Alfie fights on amid tug-of-war between UK, Italy

High court judge sets new hearing

(ANSA) - Rome, April 24 - A tug-of-war continued Tuesday between Britain and Italy over Alfie Evans, a terminally ill British toddler who has been made an Italian citizen in a bid to beat British court orders to let him die.
    As Alfie survived being taken off life support and his parents practised mouth-to-mouth resuscitation, negotiations continued on bringing the child to Rome but the UK insisted it had jurisdiction, well-informed sources said.
    Amid the new developments, British High Court appeals judge Anthiny Hayden, who signed the ruling pulling the plug on Alfie, set a fresh hearing for this afternoon. The hearing has been called in Manchester at 15:30 local time (16:30 Italian time), his spokesman said. Lawyers from all parties including the family and Liverpool's Alder Hey Hospital have been summoned, sources said.
    Italy said it was ready to fly in a respirator for Alfie in a bid to beat court orders to pull the plug, Vatican-owned Rome's Bambino Gesù Hospital chief Mariella Enoc said. The hospital said "Alfie now has a respirator. The Bambino Gesù team is ready to leave on a plane provided by (Defence) Minister (Roberta) Pinotti." "I spoke a short while ago with Thomas, Alfie's father.

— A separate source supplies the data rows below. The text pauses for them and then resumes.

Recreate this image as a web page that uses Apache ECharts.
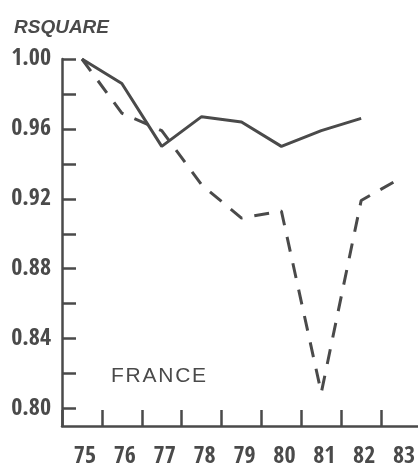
<!DOCTYPE html>
<html>
<head>
<meta charset="utf-8">
<script src="https://cdn.jsdelivr.net/npm/echarts@6/dist/echarts.min.js"></script>
<style>
  html, body { margin: 0; padding: 0; background: #fff; }
  #chart { width: 418px; height: 467px; }
</style>
</head>
<body>
<div id="chart"></div>
<script>
// Years of the fit window
const years = ['75', '76', '77', '78', '79', '80', '81', '82', '83'];
// R-square, solid curve
const rsqSolid = [1.00, 0.986, 0.950, 0.967, 0.964, 0.950, 0.959, 0.966, null];
// R-square, dashed curve
const rsqDashed = [1.00, 0.969, 0.959, 0.928, 0.909, 0.913, 0.809, 0.919, 0.932];
// Tick marks and labelled ticks on the value axis
const yTicks = [0.80, 0.82, 0.84, 0.86, 0.88, 0.90, 0.92, 0.94, 0.96, 0.98, 1.00];
const yLabels = [0.80, 0.84, 0.88, 0.92, 0.96, 1.00];

const ink = '#4a4a4a';
const numFont = '"Open Sans Condensed", "Roboto Condensed", "DejaVu Sans Condensed", sans-serif';

const chart = echarts.init(document.getElementById('chart'), null, { renderer: 'canvas' });
chart.setOption({
  animation: false,
  backgroundColor: '#ffffff',
  title: [
    {
      text: 'RSQUARE',
      left: 9, top: 13,
      textStyle: { fontFamily: 'Liberation Sans, sans-serif', fontStyle: 'italic', fontWeight: 'bold',
                   fontSize: 19, color: ink }
    },
    {
      text: 'F\u200AR\u200AA\u200AN\u200AC\u200AE',
      left: 106, top: 361,
      textStyle: { fontFamily: 'Liberation Sans, sans-serif', fontWeight: 'normal',
                   fontSize: 21, color: ink }
    }
  ],
  grid: { left: 62, right: -3, top: 59, bottom: 41, containLabel: false, outerBoundsMode: 'none' },
  xAxis: {
    type: 'category',
    data: years,
    boundaryGap: true,
    axisLine: { lineStyle: { color: ink, width: 2.5 } },
    axisTick: { show: true, inside: true, length: 16, interval: 0, lineStyle: { color: ink, width: 2.5 } },
    axisLabel: { interval: 0, margin: 19, padding: [0, 0, 0, 6], fontFamily: numFont, fontWeight: 'bold',
                 fontSize: 24, color: ink },
    splitLine: { show: false }
  },
  yAxis: {
    type: 'value',
    min: 0.79, max: 1.00,
    axisLine: { show: true, lineStyle: { color: ink, width: 2.5 } },
    axisTick: { show: true, inside: true, length: 14, customValues: yTicks, lineStyle: { color: ink, width: 2.5 } },
    axisLabel: { customValues: yLabels, margin: 11, fontFamily: numFont, fontWeight: 'bold', fontSize: 24, color: ink,
                 formatter: v => v.toFixed(2) },
    splitLine: { show: false }
  },
  series: [
    {
      type: 'line', data: rsqSolid, symbol: 'none', smooth: false,
      lineStyle: { color: ink, width: 3 }
    },
    {
      type: 'line', data: rsqDashed, symbol: 'none', smooth: false,
      lineStyle: { color: ink, width: 3, type: [15, 12] }
    }
  ]
});
</script>
</body>
</html>
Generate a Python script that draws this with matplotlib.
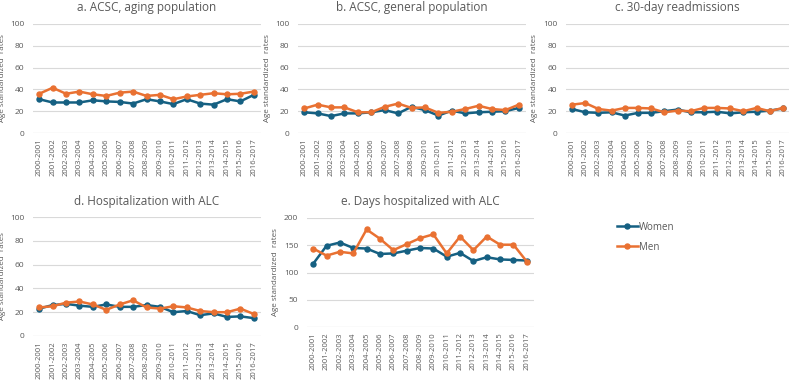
import matplotlib
matplotlib.use("Agg")
import matplotlib.pyplot as plt
from matplotlib.lines import Line2D

plt.rcParams['font.family'] = ['Open Sans', 'DejaVu Sans']

years = ["2000-2001", "2001-2002", "2002-2003", "2003-2004", "2004-2005", "2005-2006",
         "2006-2007", "2007-2008", "2008-2009", "2009-2010", "2010-2011", "2011-2012",
         "2012-2013", "2013-2014", "2014-2015", "2015-2016", "2016-2017"]

titles = ["a. ACSC, aging population", "b. ACSC, general population", "c. 30-day readmissions",
          "d. Hospitalization with ALC", "e. Days hospitalized with ALC"]

women_a = [31, 28, 28, 28, 30, 29, 28.5, 27, 31, 29, 26.5, 31, 27, 26, 31, 29, 35]
men_a = [36, 41.5, 36, 38, 35.5, 34, 37, 38, 34, 35, 31, 33.5, 35, 36.5, 35.5, 36, 38]

women_b = [19, 18, 15.5, 18, 18, 19, 21, 18, 24, 21, 16, 20.5, 18, 19, 19.5, 20, 23]
men_b = [22.5, 26, 23.5, 23.5, 19, 19, 24, 27, 23, 23.5, 18.5, 19.5, 22, 25, 22, 21, 26]

women_c = [22, 19, 18.5, 19, 16, 18.5, 18.5, 20, 21.5, 19, 19, 19.5, 18, 19, 19.5, 20.5, 22.5]
men_c = [26, 27.5, 22, 20.5, 23, 23, 22.5, 19, 20.5, 20, 23, 23, 22.5, 20, 23, 20, 23]

women_d = [23, 26, 27, 25.5, 24.5, 26.5, 24.5, 24.5, 26, 24.5, 20, 21, 17.5, 19, 16, 16.5, 15]
men_d = [24, 25, 28, 29, 26.5, 22, 26.5, 30, 24, 23, 25, 24, 21, 20, 20, 23, 18.5]

women_e = [116, 149, 155, 145, 144, 134, 135, 140, 145, 144, 129, 136, 121, 128, 124, 123, 122]
men_e = [144, 131, 138, 135, 179, 162, 141, 152, 163, 170, 135, 166, 141, 166, 151, 151, 120]

series = [(women_a, men_a), (women_b, men_b), (women_c, men_c), (women_d, men_d), (women_e, men_e)]
ymaxes = [100, 100, 100, 100, 200]
ysteps = [20, 20, 20, 20, 50]

W, H = 795, 381
# pixel boxes: left, right, top, bottom
boxes = [(32.5, 260.5, 24, 133), (297.5, 525.5, 24, 133), (565.5, 789.5, 24, 133),
         (32.5, 260.5, 217, 336), (306.5, 533.5, 218, 327)]
ylabel_x = [6, 271, 538, 6, 279]

blue = "#156082"
orange = "#E97132"
grey = "#595959"
gridc = "#D9D9D9"

fig = plt.figure(figsize=(W / 100, H / 100), dpi=100)
x = list(range(len(years)))
for i, (box, (wv, mv)) in enumerate(zip(boxes, series)):
    l, r, t, b = box
    ax = fig.add_axes([l / W, 1 - b / H, (r - l) / W, (b - t) / H])
    ax.plot(x, wv, color=blue, lw=1.8, marker='o', ms=3.6, zorder=3)
    ax.plot(x, mv, color=orange, lw=1.8, marker='o', ms=3.6, zorder=3)
    ax.set_xlim(-0.5, len(years) - 0.5)
    ax.set_ylim(0, ymaxes[i])
    ax.set_yticks(range(0, ymaxes[i] + 1, ysteps[i]))
    ax.set_xticks(x)
    ax.set_xticklabels(years, rotation=90, fontsize=5.5, color=grey)
    ax.tick_params(axis='y', labelsize=6, colors=grey, length=0, pad=6)
    ax.tick_params(axis='x', length=0, pad=4)
    ax.grid(axis='y', color=gridc, lw=0.8)
    ax.set_axisbelow(True)
    for s in ax.spines.values():
        s.set_visible(False)
    ax.axhline(0, color=gridc, lw=0.8, zorder=1)
    ax.set_ylabel("Age standardized  rates", fontsize=5.8, color=grey)
    ax.yaxis.set_label_coords((ylabel_x[i] - l) / (r - l), 0.5)
    ax.set_title(titles[i], fontsize=8.5, color=grey, pad=9)

handles = [Line2D([], [], color=blue, lw=1.8, marker='o', ms=3.6),
           Line2D([], [], color=orange, lw=1.8, marker='o', ms=3.6)]
fig.legend(handles, ["Women", "Men"], loc='upper left', bbox_to_anchor=(608 / W, 1 - 213 / H),
           frameon=False, fontsize=7, labelcolor=grey, handlelength=2.2, handletextpad=0.1,
           labelspacing=0.9)

fig.savefig("out.png", dpi=100)
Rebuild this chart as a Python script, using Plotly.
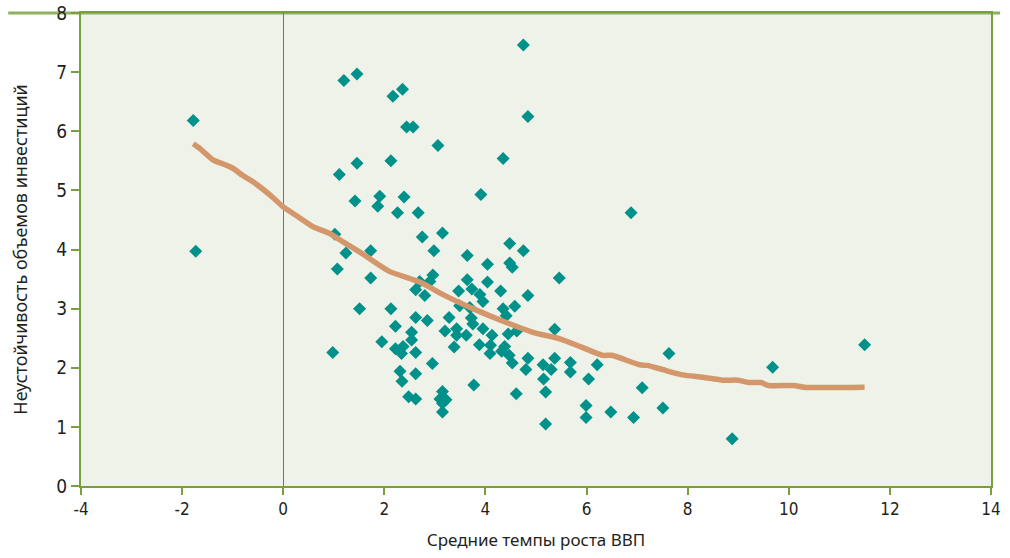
import plotly.graph_objects as go

# Scatter data: average GDP growth (x) vs investment volatility (y)
growth = [
    -1.78, -1.73,
    1.20, 1.46, 2.17, 2.36, 2.44, 2.57, 3.06, 4.75, 4.84, 4.35, 1.46, 1.11, 2.13,
    1.42, 1.91, 1.87, 2.39, 2.26, 2.67, 3.91, 6.88,
    1.02, 1.24, 1.07, 1.73, 1.73, 2.75, 3.15, 2.98, 3.64, 4.48, 4.75, 4.04, 4.48, 4.53, 5.46,
    2.96, 2.90, 2.70, 2.62, 2.80, 1.51, 2.13, 3.64, 3.47, 3.73, 3.89, 3.95, 4.04, 4.30, 4.84,
    4.58, 4.35, 4.41, 3.49, 3.69,
    2.62, 2.85, 3.28, 3.72, 3.75, 2.22, 2.54, 3.20, 3.43, 3.43, 3.62, 3.95, 4.13, 4.45, 4.62, 5.37,
    0.98, 1.95, 2.22, 2.37, 2.34, 2.62, 2.54, 3.38, 3.88, 4.10, 4.09, 4.38, 4.32, 4.47, 4.53,
    4.84, 4.80, 5.37, 5.14, 5.30, 5.15, 5.68, 5.68, 6.21, 6.04, 7.63, 9.68, 11.50,
    2.95, 2.31, 2.62, 2.35, 3.77, 2.48, 2.62, 3.15, 3.10, 3.22, 3.15, 3.15, 4.61, 5.19, 5.19,
    5.99, 5.99, 6.48, 6.93, 7.51, 7.10, 8.88,
]
volatility = [
    6.18, 3.97,
    6.86, 6.97, 6.59, 6.71, 6.07, 6.07, 5.76, 7.46, 6.25, 5.54, 5.46, 5.27, 5.50,
    4.82, 4.90, 4.73, 4.89, 4.62, 4.62, 4.93, 4.62,
    4.26, 3.94, 3.67, 3.98, 3.52, 4.21, 4.28, 3.98, 3.90, 4.10, 3.98, 3.75, 3.77, 3.70, 3.52,
    3.57, 3.46, 3.46, 3.32, 3.22, 3.00, 3.00, 3.49, 3.30, 3.33, 3.24, 3.12, 3.45, 3.30, 3.22,
    3.04, 3.00, 2.88, 3.05, 3.02,
    2.85, 2.80, 2.85, 2.84, 2.74, 2.70, 2.60, 2.62, 2.66, 2.55, 2.55, 2.66, 2.55, 2.57, 2.62, 2.65,
    2.26, 2.44, 2.32, 2.36, 2.24, 2.26, 2.47, 2.35, 2.39, 2.38, 2.24, 2.36, 2.28, 2.21, 2.08,
    2.16, 1.97, 2.16, 2.05, 1.97, 1.81, 2.09, 1.93, 2.05, 1.81, 2.24, 2.01, 2.39,
    2.07, 1.94, 1.90, 1.77, 1.71, 1.51, 1.47, 1.60, 1.47, 1.46, 1.40, 1.25, 1.56, 1.59, 1.05,
    1.36, 1.16, 1.25, 1.16, 1.32, 1.66, 0.80,
]

# Smoothed fit line
fit_x = [-1.78, -1.65, -1.38, -1.2, -0.99, -0.8, -0.59, -0.23, 0.0, 0.3, 0.6, 0.92, 1.2, 1.58,
         2.1, 2.7, 3.2, 3.75, 4.4, 4.94, 5.47, 5.9, 6.32, 6.5, 7.05, 7.2, 7.5, 7.9, 8.3, 8.7,
         9.0, 9.2, 9.45, 9.6, 10.1, 10.3, 11.5]
fit_y = [5.79, 5.71, 5.51, 5.45, 5.37, 5.25, 5.14, 4.90, 4.72, 4.55, 4.38, 4.27, 4.12, 3.92,
         3.63, 3.45, 3.22, 3.00, 2.77, 2.60, 2.49, 2.35, 2.21, 2.21, 2.05, 2.04, 1.97, 1.88,
         1.84, 1.79, 1.79, 1.75, 1.75, 1.70, 1.70, 1.67, 1.67]

x_ticks = [-4, -2, 0, 2, 4, 6, 8, 10, 12, 14]
y_ticks = [0, 1, 2, 3, 4, 5, 6, 7, 8]

x_title = "Средние темпы роста ВВП"
y_title = "Неустойчивость объемов инвестиций"

GREEN = "#78a040"
TICKFONT = "DejaVu Sans Condensed, Liberation Sans Narrow, Roboto, sans-serif"
TITLEFONT = "Noto Sans, sans-serif"

fig = go.Figure()
fig.add_trace(go.Scatter(
    x=growth, y=volatility, mode="markers",
    marker=dict(symbol="diamond", size=10, color="#00918a", line=dict(width=0)),
    showlegend=False, hoverinfo="x+y",
))
fig.add_trace(go.Scatter(
    x=fit_x, y=fit_y, mode="lines",
    line=dict(color="#d4976c", width=5.5, shape="spline", smoothing=0.6),
    showlegend=False, hoverinfo="skip",
))

fig.update_layout(
    width=1010, height=558,
    margin=dict(l=81, r=19, t=13, b=72),
    paper_bgcolor="white",
    plot_bgcolor="#eef2e8",
    font=dict(family=TICKFONT, size=17, color="#231f20"),
    xaxis=dict(
        range=[-4, 14], tickvals=x_ticks, ticktext=[str(v) for v in x_ticks],
        automargin=False,
        showgrid=False, zeroline=True, zerolinecolor="#5d8a2e", zerolinewidth=1,
        showline=True, linecolor=GREEN, linewidth=2, mirror=True,
        ticks="outside", ticklen=7, tickcolor=GREEN, tickwidth=2,
        title=dict(text=x_title, font=dict(size=17, family=TITLEFONT), standoff=16),
        tickfont=dict(size=17),
    ),
    yaxis=dict(
        range=[0, 8], tickvals=y_ticks, ticktext=[str(v) for v in y_ticks],
        automargin=False,
        showgrid=False, zeroline=False,
        showline=True, linecolor=GREEN, linewidth=2, mirror=True,
        ticks="outside", ticklen=8, tickcolor=GREEN, tickwidth=2,
        title=dict(text=y_title, font=dict(size=18, family=TITLEFONT), standoff=24),
        tickfont=dict(size=19),
    ),
)

# Top frame line extending beyond the plot area
fig.add_shape(type="line", xref="paper", yref="paper", x0=-0.08, x1=1.01, y0=1.0, y1=1.0,
              line=dict(color="#8fb060", width=3), layer="below")

# Remove the default page margin so the figure fills the window exactly
fig.write_html("out.html", config={"displayModeBar": False},
               post_script="document.body.style.margin='0';")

At this time Alfie has an oxygen mask but we need to transport him". She added "a short time ago I spoke with Ambassador (Raffaele) Trombetta to whom I said that our team has been alerted and is ready to leave in a few minutes".
    Contacts between Italian representatives and British political, health and judicial authorities have been continuing since last night but for now the UK authorities say the child's British citizenship must take precedence over his newly granted Italian one in deciding jurisdiction, Italian sources said Tuesday.
    Vatican diplomacy is at work to get Alfie to Italy for treatment, sources said Tuesday.
    Hopes are growing after the child survived being taken off life support, the sources said.
    The Bambino Gesù Hospital has everything ready to welcome Alfie, they said.
    They noted that the chances of bringing the child to Italy have risen since he was made an Italian citizen, although the UK is still insisting it has jurisdiction.
    Liverpool's Alder Hey Hospital meanwhile said it would not be issuing any bulletins on Alfie's condition out of respect for the privacy of the child and his family.
    It said that Alfie had been put back on oxygen but not reattached to a life-support machine.
    Alfie is still alive almost twelve hours after his breathing tube was removed, sources close to his family said Tuesday. Alfie, who is now an Italian citizen, was taken off the respirator at 22:30 British time Monday (23:30 Italian).
    His parents Tom Evans and Kate James gave him mouth-to-mouth resuscitation all night after he was taken off life support, the sources said.
    Diplomatic contacts are ongoing with the aim of putting Alfue back on life support, sources said.
    Alfie is still breathing but will need "help" to continue to do so "in a couple of hours", his father Tom told the media Tuesday. This was not what doctors had expected, he said outside a Liverpool hospital.
    "They said he was suffering but instead he is not suffering even without the respirator," said Tom Evans.
    He added that Alfie had not had water or food for six hours but was then hydrated by medics.
    Alfie's mother Kate James is sleeping with him, Tom Evans said. Alfie was later put back on oxygen and water, his mother Kate James said. She added: "It doesn't matter what happens, he has already shown that the doctors are wrong". Kate James said "it is surprising".
    Alfie's family is in a legal battle with Alder Hey, which has been granted the right to withdraw ventilation as his condition cannot be treated and has destroyed much of his brain.